Please copy out exactly, and only, the lines between the line with "Recreate this image as a Python" and the line with "plt.rcParams['font.family'] = ['Liberation", both included. Pictures are to be omitted.

### RAW DATA
===============

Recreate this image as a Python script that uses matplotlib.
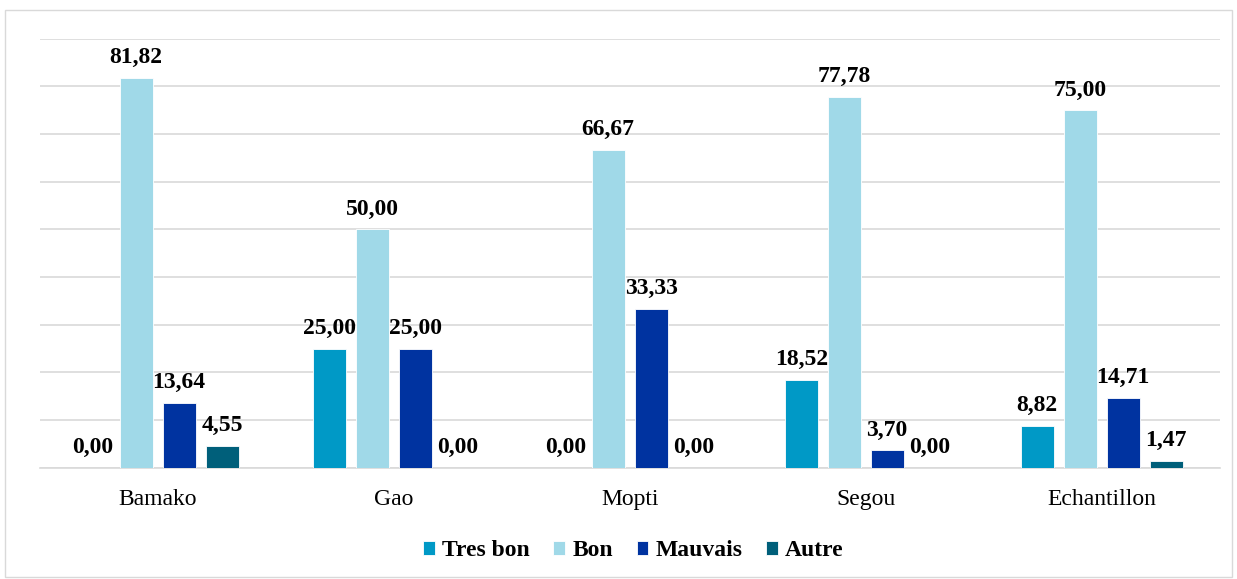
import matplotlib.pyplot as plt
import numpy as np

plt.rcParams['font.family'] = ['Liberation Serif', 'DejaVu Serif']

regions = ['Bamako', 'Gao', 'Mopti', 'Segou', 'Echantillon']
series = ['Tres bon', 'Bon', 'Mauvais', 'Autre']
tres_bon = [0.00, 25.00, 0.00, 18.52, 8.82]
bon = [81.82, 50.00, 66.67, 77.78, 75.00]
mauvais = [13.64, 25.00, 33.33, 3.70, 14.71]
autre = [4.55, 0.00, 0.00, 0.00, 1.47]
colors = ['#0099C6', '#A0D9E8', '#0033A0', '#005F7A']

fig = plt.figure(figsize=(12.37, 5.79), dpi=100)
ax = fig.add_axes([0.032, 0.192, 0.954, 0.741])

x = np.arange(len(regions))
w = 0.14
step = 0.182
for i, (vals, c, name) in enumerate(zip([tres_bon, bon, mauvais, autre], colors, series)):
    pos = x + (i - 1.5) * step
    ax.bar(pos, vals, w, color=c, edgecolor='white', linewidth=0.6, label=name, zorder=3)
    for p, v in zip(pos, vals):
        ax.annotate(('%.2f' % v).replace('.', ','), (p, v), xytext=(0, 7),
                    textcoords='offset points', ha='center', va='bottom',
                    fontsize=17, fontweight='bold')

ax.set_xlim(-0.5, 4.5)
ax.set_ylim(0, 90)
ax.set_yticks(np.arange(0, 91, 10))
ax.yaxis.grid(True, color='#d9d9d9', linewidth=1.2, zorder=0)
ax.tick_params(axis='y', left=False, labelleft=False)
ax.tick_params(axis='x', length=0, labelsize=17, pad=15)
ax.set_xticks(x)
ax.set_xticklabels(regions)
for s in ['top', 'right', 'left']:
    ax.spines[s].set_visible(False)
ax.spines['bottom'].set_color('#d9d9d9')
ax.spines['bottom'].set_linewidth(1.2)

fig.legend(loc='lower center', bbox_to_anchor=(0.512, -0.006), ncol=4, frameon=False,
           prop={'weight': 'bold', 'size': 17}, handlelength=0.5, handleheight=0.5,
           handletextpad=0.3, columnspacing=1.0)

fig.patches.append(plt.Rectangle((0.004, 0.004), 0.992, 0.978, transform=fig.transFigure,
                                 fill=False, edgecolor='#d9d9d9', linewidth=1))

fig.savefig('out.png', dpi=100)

===============

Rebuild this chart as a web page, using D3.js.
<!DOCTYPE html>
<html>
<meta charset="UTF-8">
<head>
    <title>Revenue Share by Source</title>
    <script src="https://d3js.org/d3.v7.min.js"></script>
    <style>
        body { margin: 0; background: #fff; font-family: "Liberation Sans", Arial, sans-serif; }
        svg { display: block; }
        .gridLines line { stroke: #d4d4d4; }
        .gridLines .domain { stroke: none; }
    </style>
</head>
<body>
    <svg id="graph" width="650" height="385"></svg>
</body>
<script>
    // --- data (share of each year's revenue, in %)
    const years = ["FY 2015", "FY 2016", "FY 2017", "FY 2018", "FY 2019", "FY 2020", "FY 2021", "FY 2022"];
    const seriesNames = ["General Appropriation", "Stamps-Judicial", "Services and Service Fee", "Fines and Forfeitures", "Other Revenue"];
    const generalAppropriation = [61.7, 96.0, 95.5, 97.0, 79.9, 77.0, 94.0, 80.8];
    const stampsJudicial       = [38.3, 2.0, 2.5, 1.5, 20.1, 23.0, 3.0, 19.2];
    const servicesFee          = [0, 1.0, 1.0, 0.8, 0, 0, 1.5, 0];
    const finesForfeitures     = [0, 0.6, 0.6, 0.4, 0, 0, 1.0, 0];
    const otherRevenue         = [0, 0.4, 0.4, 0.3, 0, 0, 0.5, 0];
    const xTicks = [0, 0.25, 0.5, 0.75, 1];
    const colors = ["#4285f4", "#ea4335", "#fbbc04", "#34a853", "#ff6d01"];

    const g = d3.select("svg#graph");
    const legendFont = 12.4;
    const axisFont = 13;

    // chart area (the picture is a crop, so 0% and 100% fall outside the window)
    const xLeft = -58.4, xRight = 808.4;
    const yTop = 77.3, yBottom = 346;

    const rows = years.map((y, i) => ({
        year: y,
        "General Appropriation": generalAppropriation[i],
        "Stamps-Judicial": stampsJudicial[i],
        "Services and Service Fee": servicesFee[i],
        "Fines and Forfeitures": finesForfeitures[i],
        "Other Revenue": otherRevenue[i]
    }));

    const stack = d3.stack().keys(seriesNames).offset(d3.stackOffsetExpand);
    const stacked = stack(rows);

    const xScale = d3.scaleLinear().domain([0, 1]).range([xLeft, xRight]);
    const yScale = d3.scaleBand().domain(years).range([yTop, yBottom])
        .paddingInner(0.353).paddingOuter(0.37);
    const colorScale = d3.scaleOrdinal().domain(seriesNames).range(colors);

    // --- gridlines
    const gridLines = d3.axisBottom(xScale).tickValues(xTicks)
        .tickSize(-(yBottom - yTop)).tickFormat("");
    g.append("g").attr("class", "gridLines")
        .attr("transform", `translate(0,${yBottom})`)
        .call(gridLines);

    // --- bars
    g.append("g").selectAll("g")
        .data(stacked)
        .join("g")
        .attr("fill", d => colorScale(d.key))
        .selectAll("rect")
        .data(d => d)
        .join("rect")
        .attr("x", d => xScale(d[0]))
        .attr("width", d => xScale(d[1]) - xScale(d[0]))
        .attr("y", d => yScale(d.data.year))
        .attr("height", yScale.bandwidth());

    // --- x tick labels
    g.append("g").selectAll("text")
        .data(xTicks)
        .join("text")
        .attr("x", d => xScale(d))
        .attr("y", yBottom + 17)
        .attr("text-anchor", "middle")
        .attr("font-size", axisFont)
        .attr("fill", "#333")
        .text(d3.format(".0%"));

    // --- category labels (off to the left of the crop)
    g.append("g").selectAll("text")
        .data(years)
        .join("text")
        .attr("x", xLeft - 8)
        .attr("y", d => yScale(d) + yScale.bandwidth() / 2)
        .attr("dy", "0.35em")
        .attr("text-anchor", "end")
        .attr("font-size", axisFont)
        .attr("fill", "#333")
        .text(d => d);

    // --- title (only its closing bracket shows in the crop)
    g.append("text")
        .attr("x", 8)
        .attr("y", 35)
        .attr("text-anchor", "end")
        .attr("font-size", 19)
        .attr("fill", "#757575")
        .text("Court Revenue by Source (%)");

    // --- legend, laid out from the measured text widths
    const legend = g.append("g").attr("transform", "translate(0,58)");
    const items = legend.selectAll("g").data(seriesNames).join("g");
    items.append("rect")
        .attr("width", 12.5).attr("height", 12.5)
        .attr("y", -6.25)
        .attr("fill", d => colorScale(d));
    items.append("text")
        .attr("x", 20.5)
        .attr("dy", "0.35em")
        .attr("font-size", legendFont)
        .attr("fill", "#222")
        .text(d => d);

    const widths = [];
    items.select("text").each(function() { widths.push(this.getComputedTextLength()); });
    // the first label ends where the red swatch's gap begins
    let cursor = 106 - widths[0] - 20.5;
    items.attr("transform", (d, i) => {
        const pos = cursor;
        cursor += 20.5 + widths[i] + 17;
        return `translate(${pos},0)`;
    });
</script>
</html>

===============

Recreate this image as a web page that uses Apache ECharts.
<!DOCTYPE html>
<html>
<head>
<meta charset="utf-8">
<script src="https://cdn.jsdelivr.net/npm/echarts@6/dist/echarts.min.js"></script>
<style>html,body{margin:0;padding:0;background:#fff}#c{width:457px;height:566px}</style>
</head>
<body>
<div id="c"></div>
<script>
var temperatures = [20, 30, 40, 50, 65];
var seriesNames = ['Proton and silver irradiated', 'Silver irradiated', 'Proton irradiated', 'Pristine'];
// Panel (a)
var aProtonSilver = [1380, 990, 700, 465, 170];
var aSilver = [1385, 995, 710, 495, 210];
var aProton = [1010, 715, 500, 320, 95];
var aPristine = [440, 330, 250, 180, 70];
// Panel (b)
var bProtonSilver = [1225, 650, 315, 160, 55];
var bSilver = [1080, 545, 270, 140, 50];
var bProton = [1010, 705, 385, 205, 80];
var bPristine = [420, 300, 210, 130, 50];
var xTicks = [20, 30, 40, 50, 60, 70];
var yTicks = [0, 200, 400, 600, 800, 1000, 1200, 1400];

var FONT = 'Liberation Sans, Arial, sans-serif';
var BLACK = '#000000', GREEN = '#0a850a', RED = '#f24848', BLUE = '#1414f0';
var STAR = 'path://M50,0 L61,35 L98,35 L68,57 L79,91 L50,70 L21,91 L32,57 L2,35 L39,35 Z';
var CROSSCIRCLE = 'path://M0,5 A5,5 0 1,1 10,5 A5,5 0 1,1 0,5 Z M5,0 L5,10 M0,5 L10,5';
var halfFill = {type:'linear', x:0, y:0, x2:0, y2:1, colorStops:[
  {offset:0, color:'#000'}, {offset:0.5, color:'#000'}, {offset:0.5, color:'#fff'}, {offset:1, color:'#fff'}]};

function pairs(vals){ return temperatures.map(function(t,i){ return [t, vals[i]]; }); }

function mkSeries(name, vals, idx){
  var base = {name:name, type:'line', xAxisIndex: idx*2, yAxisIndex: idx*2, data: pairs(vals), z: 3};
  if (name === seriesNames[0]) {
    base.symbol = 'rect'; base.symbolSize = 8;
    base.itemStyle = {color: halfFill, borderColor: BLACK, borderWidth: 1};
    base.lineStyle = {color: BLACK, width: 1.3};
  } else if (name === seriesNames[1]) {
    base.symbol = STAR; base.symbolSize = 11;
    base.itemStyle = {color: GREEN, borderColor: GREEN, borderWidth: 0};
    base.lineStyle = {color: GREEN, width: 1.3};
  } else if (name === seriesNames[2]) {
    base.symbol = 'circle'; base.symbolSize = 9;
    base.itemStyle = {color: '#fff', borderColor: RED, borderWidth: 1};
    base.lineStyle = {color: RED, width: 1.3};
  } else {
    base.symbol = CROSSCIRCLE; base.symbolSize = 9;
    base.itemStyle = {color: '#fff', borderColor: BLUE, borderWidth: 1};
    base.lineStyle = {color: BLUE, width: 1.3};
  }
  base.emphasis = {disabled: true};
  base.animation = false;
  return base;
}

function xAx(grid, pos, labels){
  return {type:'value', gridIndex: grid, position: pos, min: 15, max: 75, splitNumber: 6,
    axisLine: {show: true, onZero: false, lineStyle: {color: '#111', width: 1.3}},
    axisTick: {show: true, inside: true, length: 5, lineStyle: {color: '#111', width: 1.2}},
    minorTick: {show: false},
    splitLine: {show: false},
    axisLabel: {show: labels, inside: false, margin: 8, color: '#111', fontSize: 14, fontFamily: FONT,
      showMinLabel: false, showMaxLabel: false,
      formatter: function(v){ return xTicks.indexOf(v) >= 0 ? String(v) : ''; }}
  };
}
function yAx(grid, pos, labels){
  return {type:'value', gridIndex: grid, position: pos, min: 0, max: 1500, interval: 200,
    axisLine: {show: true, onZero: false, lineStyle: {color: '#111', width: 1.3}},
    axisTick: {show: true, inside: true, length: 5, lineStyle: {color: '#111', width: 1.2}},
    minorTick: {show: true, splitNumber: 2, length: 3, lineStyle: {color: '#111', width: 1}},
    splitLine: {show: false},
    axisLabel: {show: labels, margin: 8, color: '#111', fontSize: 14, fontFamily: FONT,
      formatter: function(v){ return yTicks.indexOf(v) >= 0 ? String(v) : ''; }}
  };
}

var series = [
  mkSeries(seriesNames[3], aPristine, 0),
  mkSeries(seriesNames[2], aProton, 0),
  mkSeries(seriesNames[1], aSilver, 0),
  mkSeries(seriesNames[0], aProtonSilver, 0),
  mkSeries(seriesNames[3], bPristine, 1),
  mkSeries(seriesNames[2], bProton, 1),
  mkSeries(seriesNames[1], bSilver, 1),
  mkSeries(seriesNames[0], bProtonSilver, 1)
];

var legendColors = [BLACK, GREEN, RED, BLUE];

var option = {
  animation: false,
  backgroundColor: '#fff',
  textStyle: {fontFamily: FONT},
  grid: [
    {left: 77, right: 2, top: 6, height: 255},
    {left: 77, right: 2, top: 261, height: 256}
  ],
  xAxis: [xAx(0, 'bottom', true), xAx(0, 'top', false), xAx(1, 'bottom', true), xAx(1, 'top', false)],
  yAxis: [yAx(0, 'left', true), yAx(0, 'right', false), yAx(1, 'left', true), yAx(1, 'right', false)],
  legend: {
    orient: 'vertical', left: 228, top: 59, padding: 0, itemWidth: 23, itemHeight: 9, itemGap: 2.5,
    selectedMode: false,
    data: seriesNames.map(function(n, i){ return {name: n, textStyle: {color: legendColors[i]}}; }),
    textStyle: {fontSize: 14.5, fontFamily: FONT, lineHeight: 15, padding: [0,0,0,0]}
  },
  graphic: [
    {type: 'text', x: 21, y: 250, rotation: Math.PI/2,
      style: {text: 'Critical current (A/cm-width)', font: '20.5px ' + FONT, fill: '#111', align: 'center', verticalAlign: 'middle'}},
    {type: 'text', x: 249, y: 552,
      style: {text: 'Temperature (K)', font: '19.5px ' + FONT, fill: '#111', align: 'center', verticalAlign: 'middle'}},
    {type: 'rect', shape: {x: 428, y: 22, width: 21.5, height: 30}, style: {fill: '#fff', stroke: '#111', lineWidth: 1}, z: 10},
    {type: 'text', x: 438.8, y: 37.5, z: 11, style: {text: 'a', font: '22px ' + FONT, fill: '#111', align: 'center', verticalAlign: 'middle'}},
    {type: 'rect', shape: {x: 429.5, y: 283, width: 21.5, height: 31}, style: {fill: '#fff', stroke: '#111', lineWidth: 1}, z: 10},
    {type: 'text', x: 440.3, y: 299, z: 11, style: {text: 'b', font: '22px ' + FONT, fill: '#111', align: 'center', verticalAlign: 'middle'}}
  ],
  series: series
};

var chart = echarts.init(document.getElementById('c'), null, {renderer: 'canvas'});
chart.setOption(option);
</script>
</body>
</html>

===============

### FINAL RESULT
Recreate this image as a Python script that uses matplotlib.
import matplotlib.pyplot as plt
import numpy as np

plt.rcParams['font.family'] = ['Liberation Serif', 'DejaVu Serif']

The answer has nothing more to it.